UTIs sobrecarregam saúde mental
Estar em uma UTI mexe com o emocional de um paciente com coronavírus. Para além de ser tomado pelo medo e pela angústia de se confrontar com a morte, enfrenta a situação distante do amparo da família. Sem contato externo, surgem dúvidas: alguém da família se infectou? Alguém está mal? Morrerei sozinho, sem agradecer a todos ou receber uma palavra de amor?
— Pacientes sentem muita depressão, ansiedade e incerteza. No hospital, a equipe médica se torna a ligação com o mundo. Quando o paciente sai, ele se despede dessas pessoas que foram, por um tempo, sua família. As palmas são uma liberação e uma despedida: mostram que o momento dessas pessoas na vida do paciente terminou. Ao mesmo tempo, marcam que uma fase difícil passou e que é possível refazer planos para o futuro — explica a psicóloga do Hospital Conceição Eliana Bender, onde palmas são conduzidas com frequência.
As palmas para o paciente que teve alta são, de certa forma, também para a própria equipe de saúde, que vê o esforço coletivo sendo concretizado na volta de uma pessoa para casa, destaca o enfermeiro intensivista da CTI Covid do Hospital de Clínicas de Porto Alegre Ruy Barcellos. A instituição criava com frequência corredores de palmas até poucos dias atrás – agora, a frequência diminuiu porque a instituição está sempre sobrecarregada.
— De certa forma, é uma maneira de continuarmos. É uma forma de comemorar o sucesso do trabalho e os esforços de cada pessoa da equipe que atendeu o paciente — reflete.

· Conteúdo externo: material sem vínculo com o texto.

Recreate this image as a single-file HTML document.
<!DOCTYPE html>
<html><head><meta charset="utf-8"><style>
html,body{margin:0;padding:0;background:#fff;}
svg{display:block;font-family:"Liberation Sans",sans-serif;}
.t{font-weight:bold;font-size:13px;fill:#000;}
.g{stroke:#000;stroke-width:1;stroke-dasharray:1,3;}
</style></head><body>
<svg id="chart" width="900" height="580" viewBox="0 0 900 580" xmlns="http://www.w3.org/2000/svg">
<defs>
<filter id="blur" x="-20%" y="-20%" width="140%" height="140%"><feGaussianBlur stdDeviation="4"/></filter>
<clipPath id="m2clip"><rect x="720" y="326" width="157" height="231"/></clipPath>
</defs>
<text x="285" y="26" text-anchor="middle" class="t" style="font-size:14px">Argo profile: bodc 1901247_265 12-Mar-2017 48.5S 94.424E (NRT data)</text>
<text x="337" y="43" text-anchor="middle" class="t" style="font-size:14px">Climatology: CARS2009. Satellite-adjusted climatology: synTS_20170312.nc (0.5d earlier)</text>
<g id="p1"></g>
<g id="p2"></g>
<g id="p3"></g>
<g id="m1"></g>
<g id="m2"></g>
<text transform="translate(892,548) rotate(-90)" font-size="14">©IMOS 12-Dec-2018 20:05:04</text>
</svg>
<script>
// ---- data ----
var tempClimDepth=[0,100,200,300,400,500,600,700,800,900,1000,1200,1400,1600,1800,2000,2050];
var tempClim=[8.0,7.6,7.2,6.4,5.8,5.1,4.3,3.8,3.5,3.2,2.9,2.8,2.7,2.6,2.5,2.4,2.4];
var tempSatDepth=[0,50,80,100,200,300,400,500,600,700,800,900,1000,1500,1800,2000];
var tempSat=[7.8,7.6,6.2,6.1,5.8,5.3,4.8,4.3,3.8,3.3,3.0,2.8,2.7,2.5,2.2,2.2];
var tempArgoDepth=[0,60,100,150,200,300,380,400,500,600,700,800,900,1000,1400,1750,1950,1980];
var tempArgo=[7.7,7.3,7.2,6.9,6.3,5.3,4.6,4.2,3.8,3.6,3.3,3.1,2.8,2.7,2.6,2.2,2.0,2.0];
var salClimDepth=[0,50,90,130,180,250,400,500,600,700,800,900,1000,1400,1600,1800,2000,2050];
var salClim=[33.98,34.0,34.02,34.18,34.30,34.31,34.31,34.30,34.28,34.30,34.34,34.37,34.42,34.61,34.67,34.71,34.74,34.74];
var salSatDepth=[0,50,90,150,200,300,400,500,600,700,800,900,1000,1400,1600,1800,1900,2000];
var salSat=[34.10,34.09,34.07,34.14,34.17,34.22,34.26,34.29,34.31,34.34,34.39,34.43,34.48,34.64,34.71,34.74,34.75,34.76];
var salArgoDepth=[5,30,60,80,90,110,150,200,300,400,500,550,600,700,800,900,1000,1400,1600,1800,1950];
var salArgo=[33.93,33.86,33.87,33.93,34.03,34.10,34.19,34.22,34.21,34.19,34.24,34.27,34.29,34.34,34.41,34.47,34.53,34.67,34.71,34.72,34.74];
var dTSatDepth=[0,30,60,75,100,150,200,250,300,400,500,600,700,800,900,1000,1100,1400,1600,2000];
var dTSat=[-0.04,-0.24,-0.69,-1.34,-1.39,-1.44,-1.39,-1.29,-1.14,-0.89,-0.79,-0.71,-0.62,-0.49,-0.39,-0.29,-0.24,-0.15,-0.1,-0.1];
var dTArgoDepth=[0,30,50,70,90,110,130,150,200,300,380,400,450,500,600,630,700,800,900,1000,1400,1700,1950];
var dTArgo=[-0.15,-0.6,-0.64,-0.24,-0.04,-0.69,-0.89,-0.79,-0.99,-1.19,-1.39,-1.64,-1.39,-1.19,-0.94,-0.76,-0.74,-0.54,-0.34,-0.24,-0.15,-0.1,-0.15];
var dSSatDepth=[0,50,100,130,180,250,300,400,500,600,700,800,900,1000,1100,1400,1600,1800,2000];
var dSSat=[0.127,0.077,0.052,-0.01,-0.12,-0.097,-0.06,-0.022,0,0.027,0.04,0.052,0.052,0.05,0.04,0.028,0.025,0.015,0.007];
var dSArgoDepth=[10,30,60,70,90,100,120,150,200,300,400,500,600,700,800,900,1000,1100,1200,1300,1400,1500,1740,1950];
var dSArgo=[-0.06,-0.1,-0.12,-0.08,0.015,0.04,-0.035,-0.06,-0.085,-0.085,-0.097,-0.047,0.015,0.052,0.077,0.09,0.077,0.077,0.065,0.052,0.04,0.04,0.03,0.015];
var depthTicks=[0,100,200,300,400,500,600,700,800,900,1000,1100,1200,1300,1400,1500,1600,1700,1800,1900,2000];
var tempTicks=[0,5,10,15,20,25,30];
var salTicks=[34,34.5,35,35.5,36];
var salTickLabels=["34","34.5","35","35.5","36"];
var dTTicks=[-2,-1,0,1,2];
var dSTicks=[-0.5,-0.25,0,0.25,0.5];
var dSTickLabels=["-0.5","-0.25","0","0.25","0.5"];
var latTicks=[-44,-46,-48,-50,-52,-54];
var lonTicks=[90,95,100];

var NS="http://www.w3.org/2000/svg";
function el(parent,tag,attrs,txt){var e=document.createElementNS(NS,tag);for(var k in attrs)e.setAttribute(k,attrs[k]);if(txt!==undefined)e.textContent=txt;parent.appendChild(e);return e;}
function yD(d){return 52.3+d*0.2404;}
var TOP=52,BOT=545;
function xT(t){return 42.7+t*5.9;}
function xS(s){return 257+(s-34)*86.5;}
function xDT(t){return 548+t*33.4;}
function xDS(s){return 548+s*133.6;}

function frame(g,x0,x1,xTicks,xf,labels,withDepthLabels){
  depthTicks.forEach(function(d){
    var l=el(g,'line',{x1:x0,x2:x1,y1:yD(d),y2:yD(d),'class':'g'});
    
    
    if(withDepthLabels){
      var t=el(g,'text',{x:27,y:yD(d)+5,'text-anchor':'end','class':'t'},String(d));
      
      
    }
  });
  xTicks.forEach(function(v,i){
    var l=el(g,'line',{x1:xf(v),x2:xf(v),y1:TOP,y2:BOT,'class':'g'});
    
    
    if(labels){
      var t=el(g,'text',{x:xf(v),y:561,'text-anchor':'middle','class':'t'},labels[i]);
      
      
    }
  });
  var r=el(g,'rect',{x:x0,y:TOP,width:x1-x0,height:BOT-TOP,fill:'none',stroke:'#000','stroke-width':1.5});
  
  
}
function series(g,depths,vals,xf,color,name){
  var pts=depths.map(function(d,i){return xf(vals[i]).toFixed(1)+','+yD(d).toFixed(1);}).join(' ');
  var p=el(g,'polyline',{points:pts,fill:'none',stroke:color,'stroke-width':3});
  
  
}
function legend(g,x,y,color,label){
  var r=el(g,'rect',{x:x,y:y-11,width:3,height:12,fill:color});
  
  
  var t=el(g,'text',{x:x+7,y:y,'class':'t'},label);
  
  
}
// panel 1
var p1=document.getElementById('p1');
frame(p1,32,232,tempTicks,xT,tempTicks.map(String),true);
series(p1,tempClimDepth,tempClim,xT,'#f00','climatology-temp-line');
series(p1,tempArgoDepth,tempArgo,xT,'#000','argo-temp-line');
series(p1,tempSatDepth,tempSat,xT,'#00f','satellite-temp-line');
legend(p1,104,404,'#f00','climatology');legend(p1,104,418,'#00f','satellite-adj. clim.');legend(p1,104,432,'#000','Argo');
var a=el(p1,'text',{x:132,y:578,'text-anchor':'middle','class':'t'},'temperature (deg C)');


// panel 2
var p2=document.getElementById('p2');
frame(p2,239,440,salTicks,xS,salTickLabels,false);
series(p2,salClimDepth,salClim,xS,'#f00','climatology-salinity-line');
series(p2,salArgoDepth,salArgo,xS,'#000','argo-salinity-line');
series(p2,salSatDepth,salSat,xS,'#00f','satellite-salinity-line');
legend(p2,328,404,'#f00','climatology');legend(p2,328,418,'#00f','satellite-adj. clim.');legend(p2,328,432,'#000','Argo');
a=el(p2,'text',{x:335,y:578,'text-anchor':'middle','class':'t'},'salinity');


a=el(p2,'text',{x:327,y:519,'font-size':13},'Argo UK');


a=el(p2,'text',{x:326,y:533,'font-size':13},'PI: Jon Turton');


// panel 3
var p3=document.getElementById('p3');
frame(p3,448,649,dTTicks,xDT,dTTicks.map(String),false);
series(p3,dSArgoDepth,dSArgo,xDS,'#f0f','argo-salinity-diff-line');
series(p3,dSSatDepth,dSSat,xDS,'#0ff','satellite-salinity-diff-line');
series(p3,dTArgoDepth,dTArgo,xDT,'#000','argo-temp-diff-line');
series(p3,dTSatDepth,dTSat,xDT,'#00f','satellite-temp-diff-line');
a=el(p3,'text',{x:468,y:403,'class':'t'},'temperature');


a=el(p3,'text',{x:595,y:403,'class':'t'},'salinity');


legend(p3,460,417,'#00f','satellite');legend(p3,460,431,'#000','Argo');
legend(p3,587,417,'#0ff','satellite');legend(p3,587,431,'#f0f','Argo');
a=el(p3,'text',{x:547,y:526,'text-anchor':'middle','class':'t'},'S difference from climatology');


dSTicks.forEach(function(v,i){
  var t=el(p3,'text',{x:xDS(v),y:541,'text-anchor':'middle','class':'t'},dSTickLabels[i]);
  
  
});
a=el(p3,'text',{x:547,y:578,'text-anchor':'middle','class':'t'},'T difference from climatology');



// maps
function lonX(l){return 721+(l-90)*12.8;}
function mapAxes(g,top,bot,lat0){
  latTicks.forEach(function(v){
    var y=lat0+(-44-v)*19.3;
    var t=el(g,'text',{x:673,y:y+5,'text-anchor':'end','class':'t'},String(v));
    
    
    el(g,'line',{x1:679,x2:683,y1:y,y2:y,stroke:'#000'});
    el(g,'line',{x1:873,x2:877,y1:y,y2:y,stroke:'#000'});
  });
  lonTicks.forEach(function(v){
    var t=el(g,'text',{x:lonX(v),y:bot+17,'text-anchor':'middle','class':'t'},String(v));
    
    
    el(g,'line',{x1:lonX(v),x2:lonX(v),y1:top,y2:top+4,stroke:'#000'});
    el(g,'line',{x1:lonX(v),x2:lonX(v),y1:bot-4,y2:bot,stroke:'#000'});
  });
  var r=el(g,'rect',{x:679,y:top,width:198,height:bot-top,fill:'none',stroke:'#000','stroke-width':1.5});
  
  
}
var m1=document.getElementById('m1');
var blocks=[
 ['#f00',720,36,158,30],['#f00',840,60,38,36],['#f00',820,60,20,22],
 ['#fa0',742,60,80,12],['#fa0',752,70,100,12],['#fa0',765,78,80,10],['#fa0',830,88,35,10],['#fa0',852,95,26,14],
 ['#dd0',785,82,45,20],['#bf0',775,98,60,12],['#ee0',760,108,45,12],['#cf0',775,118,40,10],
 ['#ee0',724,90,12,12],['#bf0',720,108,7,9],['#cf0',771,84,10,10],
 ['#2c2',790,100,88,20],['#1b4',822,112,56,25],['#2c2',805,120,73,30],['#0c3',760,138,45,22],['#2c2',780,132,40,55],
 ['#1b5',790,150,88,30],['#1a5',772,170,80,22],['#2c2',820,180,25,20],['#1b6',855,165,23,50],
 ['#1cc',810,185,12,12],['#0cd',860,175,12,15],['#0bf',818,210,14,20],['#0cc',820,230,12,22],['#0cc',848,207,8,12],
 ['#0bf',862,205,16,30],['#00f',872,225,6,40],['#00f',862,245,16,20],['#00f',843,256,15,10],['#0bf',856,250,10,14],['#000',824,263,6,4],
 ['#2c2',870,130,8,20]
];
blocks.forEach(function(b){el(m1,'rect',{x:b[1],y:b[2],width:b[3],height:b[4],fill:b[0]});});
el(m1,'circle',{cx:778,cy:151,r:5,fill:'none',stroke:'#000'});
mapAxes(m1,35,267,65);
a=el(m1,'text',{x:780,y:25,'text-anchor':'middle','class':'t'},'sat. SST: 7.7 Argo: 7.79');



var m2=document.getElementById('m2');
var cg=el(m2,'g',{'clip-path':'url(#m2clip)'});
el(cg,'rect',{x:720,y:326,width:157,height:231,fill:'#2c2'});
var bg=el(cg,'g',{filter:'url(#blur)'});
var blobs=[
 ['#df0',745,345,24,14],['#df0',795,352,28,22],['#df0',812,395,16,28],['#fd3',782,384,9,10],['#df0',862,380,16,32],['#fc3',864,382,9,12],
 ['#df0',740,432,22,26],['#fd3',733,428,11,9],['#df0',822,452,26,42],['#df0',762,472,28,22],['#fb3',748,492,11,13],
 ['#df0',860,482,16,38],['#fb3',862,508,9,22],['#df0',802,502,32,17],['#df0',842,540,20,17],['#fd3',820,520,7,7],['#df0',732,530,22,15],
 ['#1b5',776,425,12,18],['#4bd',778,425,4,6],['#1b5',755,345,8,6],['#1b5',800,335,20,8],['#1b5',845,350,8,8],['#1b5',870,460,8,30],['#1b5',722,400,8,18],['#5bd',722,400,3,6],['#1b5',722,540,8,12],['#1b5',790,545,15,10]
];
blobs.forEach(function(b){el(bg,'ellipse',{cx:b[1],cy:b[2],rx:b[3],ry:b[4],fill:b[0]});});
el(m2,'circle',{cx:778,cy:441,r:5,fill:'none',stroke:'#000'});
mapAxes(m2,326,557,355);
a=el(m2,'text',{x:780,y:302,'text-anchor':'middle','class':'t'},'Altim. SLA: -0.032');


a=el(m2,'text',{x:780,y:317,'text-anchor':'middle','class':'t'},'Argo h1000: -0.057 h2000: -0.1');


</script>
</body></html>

A alta de um uma mãe e de um filho pouco antes do Dia das Mães é uma das melhores lembranças de trabalho da enfermeira intensivista do Hospital Conceição Giovana Skonieski.
— Momentos assim também nos dão esperança de que a gente vai mandar mais pessoas para casa. Trabalhar em CTI é muito cansativo, mas altas nos dão força para continuar. É muito gratificante ouvir dos pacientes o quanto foram bem tratados e amparados — diz Giovana.

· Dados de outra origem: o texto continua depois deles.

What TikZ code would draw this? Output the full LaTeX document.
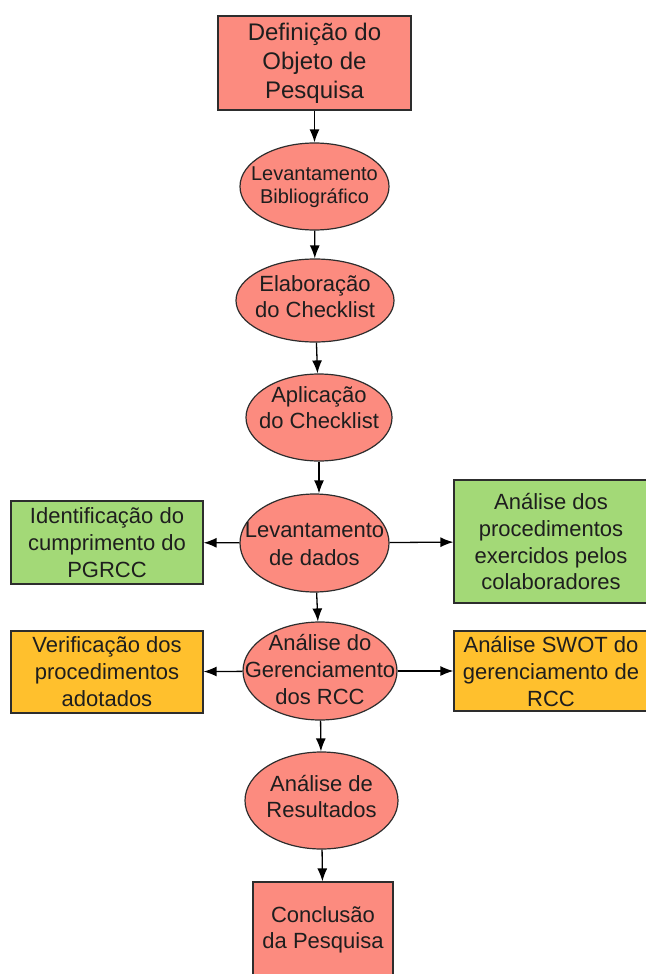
\documentclass[tikz,border=0pt]{standalone}
\usepackage{fontspec}
\setmainfont{Liberation Sans}
\usepackage{tikz}
\usetikzlibrary{shapes.geometric, arrows.meta, positioning}
\usepackage{color}
\definecolor{Salmon-1}{RGB}{252,139,127}
\definecolor{Green-1}{RGB}{163,217,119}
\definecolor{Orange-1}{RGB}{255,192,45}
\definecolor{Edge-1}{RGB}{45,45,45}
\definecolor{Ink-1}{RGB}{30,30,30}
% text of an ellipse: takes no room, so the ellipse keeps its own size
\newcommand{\elltext}[2][-6pt]{\makebox[0pt]{\smash{\raisebox{#1}{\begin{tabular}{@{}c@{}}#2\end{tabular}}}}}

\begin{document}
\begin{tikzpicture}[x=1pt, y=-1pt]
      \tikzset{ redbox/.style   ={draw=Edge-1, rectangle, line width=1.2pt, text=Ink-1, fill=Salmon-1, align=center, inner sep=0pt} }
      \tikzset{ redell/.style   ={draw=Edge-1, ellipse,   line width=1.2pt, text=Ink-1, fill=Salmon-1, inner sep=0pt} }
      \tikzset{ greenbox/.style ={draw=Edge-1, rectangle, line width=1.2pt, text=Ink-1, fill=Green-1,  align=center, inner sep=0pt} }
      \tikzset{ orangebox/.style={draw=Edge-1, rectangle, line width=1.2pt, text=Ink-1, fill=Orange-1, align=center, inner sep=0pt} }
      \tikzset{ flow/.style     ={-{Latex[length=13pt, width=10pt]}, line width=1.3pt, draw=black} }

      \useasboundingbox (0,0) rectangle (645,974);

      \node[redbox, minimum width=193, minimum height=94, font=\fontsize{24}{29}\selectfont] (obj_pesq) at (314.5, 63.0) {Definição do\\Objeto de\\Pesquisa};

      \node[redell, minimum width=149, minimum height=87, font=\fontsize{20}{23}\selectfont] (lev_bib)   at (314.5, 186.5) {\elltext{Levantamento\\Bibliográfico}};
      \node[redell, minimum width=158, minimum height=83, font=\fontsize{22}{26}\selectfont] (elab_chk)  at (315.0, 300.5) {\elltext[-4pt]{Elaboração\\do Checklist}};
      \node[redell, minimum width=146, minimum height=87, font=\fontsize{22}{26}\selectfont] (apl_chk)   at (319.0, 417.5) {\elltext[2pt]{Aplicação\\do Checklist}};
      \node[redell, minimum width=149, minimum height=98, font=\fontsize{22}{28}\selectfont] (lev_dados) at (314.5, 543.0) {\elltext[-8pt]{Levantamento\\de dados}};
      \node[redell, minimum width=154, minimum height=98, font=\fontsize{22}{27}\selectfont] (an_ger)    at (320.0, 671.0) {\elltext{Análise do\\Gerenciamento\\dos RCC}};
      \node[redell, minimum width=153, minimum height=97, font=\fontsize{22}{26}\selectfont] (an_res)    at (321.5, 800.5) {\elltext[-4pt]{Análise de\\Resultados}};

      \node[redbox, minimum width=140, minimum height=96, font=\fontsize{22}{26}\selectfont] (concl) at (323.0, 930.0) {Conclusão\\da Pesquisa};

      \node[greenbox,  minimum width=192, minimum height=83,  font=\fontsize{22}{27}\selectfont] (id_pgrcc) at (107.0, 542.5) {Identificação do\\cumprimento do\\PGRCC};
      \node[greenbox,  minimum width=194, minimum height=123, font=\fontsize{22}{27}\selectfont] (an_proc)  at (551.0, 541.5) {Análise dos\\procedimentos\\exercidos pelos\\colaboradores};
      \node[orangebox, minimum width=192, minimum height=82,  font=\fontsize{22}{27}\selectfont] (ver_proc) at (107.0, 672.0) {Verificação dos\\procedimentos\\adotados};
      \node[orangebox, minimum width=194, minimum height=80,  font=\fontsize{22}{27}\selectfont] (an_swot)  at (551.0, 671.0) {Análise SWOT do\\gerenciamento de\\RCC};

      \draw[flow] (obj_pesq)  -- (lev_bib);
      \draw[flow] (lev_bib)   -- (elab_chk);
      \draw[flow] (elab_chk)  -- (apl_chk);
      \draw[flow] (apl_chk.south) -- (apl_chk.south |- lev_dados.north);
      \draw[flow] (lev_dados) -- (an_ger);
      \draw[flow] (an_ger)    -- (an_res);
      \draw[flow] (an_res)    -- (concl);

      \draw[flow] (lev_dados) -- (id_pgrcc);
      \draw[flow] (lev_dados) -- (an_proc);
      \draw[flow] (an_ger)    -- (ver_proc);
      \draw[flow] (an_ger)    -- (an_swot);
    \end{tikzpicture}
\end{document}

No Hospital de Clínicas de Passo Fundo, via de regra todas as altas para casa contam com corredor de palmas e música ao vivo. Quem toca são voluntários, que fazem um rodízio para participar da ação.
A enfermeira Samila Livinalli guarda com carinho uma alta que teve palmas, gaita e violão. O paciente, um jovem de cerca de 20 anos, frequentara a instituição anos atrás para cuidar da mãe, já falecida. Sem parentes próximos, tratava a equipe médica, ao longo da internação por covid-19, como uma família. No momento de receber alta, revelou que queria ficar.
— Ele disse que sabia que estava curado, mas que se sentia bem e que tinha uma família no hospital. Falou que poderia ficar em qualquer cantinho porque, fora daqui, estaria sozinho. Foi a alta que mais nos tocou, foi muito dolorosa — afirma a enfermeira.
Alta dá esperança para quem fica
Para quem segue internado, o som das palmas traz força para lutar, salienta Daniela Haygert, enfermeira da UTI Covid do Hospital Conceição. Há quem pergunte: também vou ganhar aplausos? O desejo de atender a esse pedido move profissionais como Daniela. Dias atrás, uma súplica feita por uma paciente, na entrada da UTI, foi marcante.
— Me salvem, por favor. Eu tenho dois filhos pra criar — disse a mulher, apertando forte na mão da enfermeira, protegida por uma grossa luva.
Ao descrever o episódio a GZH minutos antes de sair para o hospital, Daniela pensa em voz alta:
— Se Deus quiser, farei o corredor de palmas pra ela. Sinto que os pacientes precisam muito da gente.